Hard. Implement the Sieve of Eratosthenes using a bit array (1 bit per number, not 1 byte). Compare memory usage vs a boolean array for $N = 10^7$ . What is the theoretical memory lower bound?

8. Mini Project¶

# --- Mini Project: Prime density and the Riemann Hypothesis ---
# Problem: The prime counting function π(n) has been the subject of the deepest
#          unsolved problem in mathematics.
# Task: Visualize π(n), its approximation n/ln(n), and Li(n) = ∫2^n dt/ln(t).

import numpy as np
import matplotlib.pyplot as plt
plt.style.use('seaborn-v0_8-whitegrid')

def sieve_eratosthenes(n):
    is_prime = np.ones(n + 1, dtype=bool)
    is_prime[0] = is_prime[1] = False
    for i in range(2, int(n**0.5) + 1):
        if is_prime[i]: is_prime[i*i::i] = False
    return np.where(is_prime)[0]

def li_approximation(n_vals):
    """Logarithmic integral Li(x) approximated numerically."""
    from scipy import integrate
    # TODO: compute Li(x) = integral from 2 to x of dt/ln(t)
    # Use a simple numerical integral if scipy unavailable:
    results = []
    for x in n_vals:
        t = np.linspace(2.01, max(x, 2.02), 1000)
        results.append(np.trapz(1/np.log(t), t))
    return np.array(results)

N = 5000
primes = sieve_eratosthenes(N)
ns = np.arange(2, N)
pi_n = np.searchsorted(primes, ns, side='right')

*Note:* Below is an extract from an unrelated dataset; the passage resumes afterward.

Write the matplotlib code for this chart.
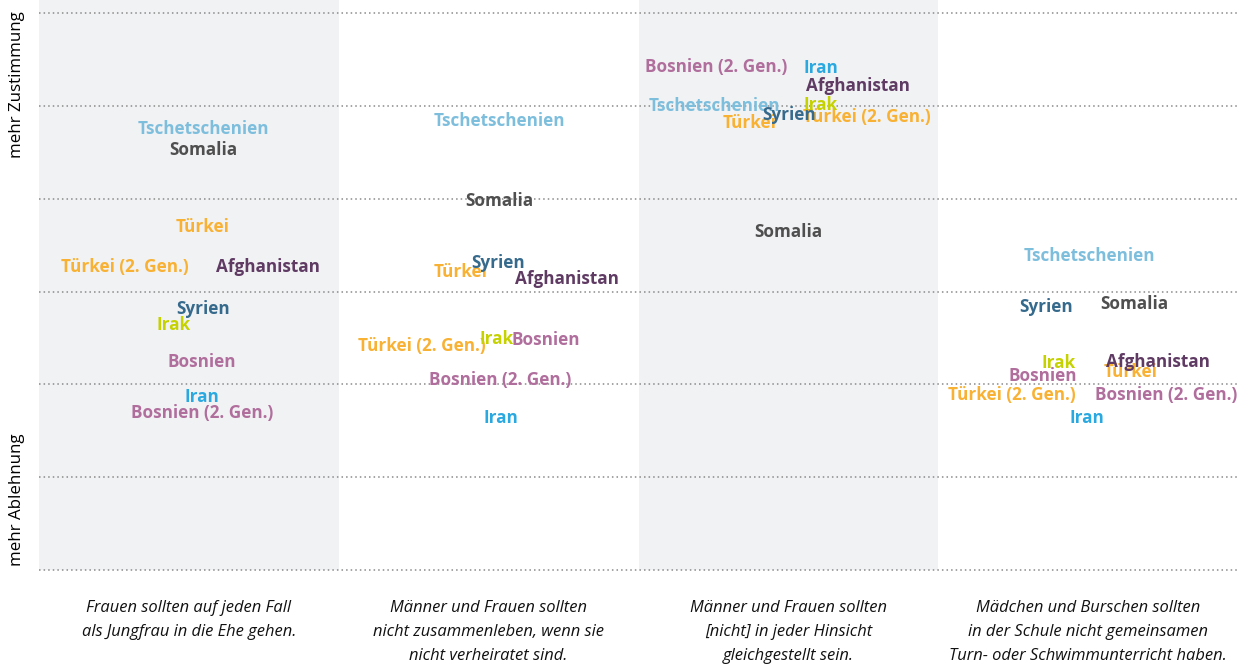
import matplotlib
matplotlib.use("Agg")
import matplotlib.pyplot as plt

# column captions
statements = [
    "Frauen sollten auf jeden Fall\nals Jungfrau in die Ehe gehen.",
    "Männer und Frauen sollten\nnicht zusammenleben, wenn sie\nnicht verheiratet sind.",
    "Männer und Frauen sollten\n[nicht] in jeder Hinsicht\ngleichgestellt sein.",
    "Mädchen und Burschen sollten\nin der Schule nicht gemeinsamen\nTurn- oder Schwimmunterricht haben.",
]

groups = ["Tschetschenien", "Somalia", "Türkei", "Türkei (2. Gen.)", "Afghanistan",
          "Syrien", "Irak", "Bosnien", "Iran", "Bosnien (2. Gen.)"]

colors = {
    "Tschetschenien": "#7dbedd",
    "Somalia": "#4f4f4f",
    "Türkei": "#f8b133",
    "Türkei (2. Gen.)": "#f8b133",
    "Afghanistan": "#5f3a63",
    "Syrien": "#366a8c",
    "Irak": "#c5d200",
    "Bosnien": "#b06e9d",
    "Iran": "#2aa8e0",
    "Bosnien (2. Gen.)": "#b06e9d",
}

# agreement scores (0 = mehr Ablehnung, 6 = mehr Zustimmung), per statement
# None: label not visible in the original (hidden under another one)
scores_1 = [4.75, 4.52, 3.69, 3.26, 3.26, 2.81, 2.64, 2.24, 1.86, 1.69]
scores_2 = [4.84, 3.97, 3.21, 2.41, 3.13, 3.31, 2.49, 2.48, 1.64, 2.05]
scores_3 = [5.00, 3.64, 4.82, 4.88, 5.21, 4.90, 5.01, None, 5.41, 5.42]
scores_4 = [3.38, 2.87, 2.13, 1.885, 2.24, 2.83, 2.23, 2.09, 1.64, 1.885]

# horizontal label placement inside each column (0..1)
xpos_1 = [0.547, 0.547, 0.547, 0.287, 0.764, 0.547, 0.45, 0.544, 0.544, 0.544]
xpos_2 = [0.537, 0.537, 0.407, 0.277, 0.76, 0.533, 0.527, 0.69, 0.54, 0.54]
xpos_3 = [0.253, 0.5, 0.37, 0.763, 0.733, 0.503, 0.607, 0.26, 0.607, 0.26]
xpos_4 = [0.503, 0.653, 0.64, 0.247, 0.733, 0.36, 0.40, 0.35, 0.497, 0.76]

scores = [scores_1, scores_2, scores_3, scores_4]
xpos = [xpos_1, xpos_2, xpos_3, xpos_4]

W, H = 1252, 664
fig = plt.figure(figsize=(W / 100, H / 100), dpi=100)
ax = fig.add_axes([39 / W, (H - 570) / H, 1199 / W, 570 / H])
ax.set_xlim(0, 4)
ax.set_ylim(0, 570 / 92.83)
ax.axis("off")

# alternating grey bands
for i in range(0, 4, 2):
    ax.axvspan(i, i + 1, color="#f1f2f4", lw=0, zorder=0)

for y in range(7):
    ax.axhline(y, color="#8a8a8a", ls=(0, (1, 2)), lw=1.1, zorder=1, clip_on=False)

lab_font = dict(family=["Open Sans", "DejaVu Sans"], weight="bold", size=12.3)
for col in range(4):
    for g, v, xp in zip(groups, scores[col], xpos[col]):
        if v is None:
            continue
        ax.text(col + xp, v, g, color=colors[g], ha="center", va="center",
                zorder=3, **lab_font)

cap_font = dict(family=["Open Sans", "DejaVu Sans"], style="italic", size=11.9)
for col, s in enumerate(statements):
    fig.text((39 + 299.75 * (col + 0.5)) / W, 1 - 600 / H, s, ha="center", va="top",
             linespacing=1.66, color="#111111", **cap_font)

ax_font = dict(family=["Open Sans", "DejaVu Sans"], size=12.2)
fig.text(17 / W, 1 - 85 / H, "mehr Zustimmung", rotation=90, ha="center", va="center", **ax_font)
fig.text(17 / W, 1 - 500 / H, "mehr Ablehnung", rotation=90, ha="center", va="center", **ax_font)

fig.savefig("out.png", dpi=100)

fig, axes = plt.subplots(1, 2, figsize=(13, 5))

ax = axes[0]
ax.plot(ns, pi_n, label='π(n)', color='steelblue', linewidth=1.5)
ax.plot(ns, ns / np.log(ns), '--', label='n/ln(n)', color='crimson', alpha=0.7)
ax.set_xlabel('n')
ax.set_ylabel('π(n)')
ax.set_title('Prime Counting Function')
ax.legend()

ax = axes[1]
ratio = pi_n / (ns / np.log(ns))
ax.plot(ns, ratio, color='purple', linewidth=1)
ax.axhline(1, color='gray', linestyle='--', linewidth=1, label='Perfect approximation')
ax.set_xlabel('n')
ax.set_ylabel('π(n) / (n/ln n)')
ax.set_title('Ratio π(n) / (n/ln n) → 1 as n → ∞')
ax.legend()

plt.tight_layout()
plt.show()

9. Chapter Summary & Connections¶

Every integer > 1 factors uniquely into primes (Fundamental Theorem of Arithmetic).
The Sieve of Eratosthenes finds all primes ≤ N in O(N log log N) time.
The prime number theorem: the number of primes ≤ N is approximately N/ln(N).
Primes are infinite (Euclid’s proof), but proving statements about specific patterns (twin primes, Goldbach) remains open.

Forward connections:

Prime factorization and GCD from ch023 are the foundation of ch031 — Modular Arithmetic.
The RSA mini-project in ch023 depends on the difficulty of prime factorization for large numbers.
The prime counting function and its approximation connect to ch043 — Logarithms Intuition.

Backward connection:

The Sieve’s correctness proof uses induction (ch022): if no prime ≤ √N divides n, then n is prime.

Going deeper: The Riemann Hypothesis (1859) claims the error in the prime number theorem is controlled by the zeros of the Riemann zeta function. It is the most famous unsolved problem in mathematics.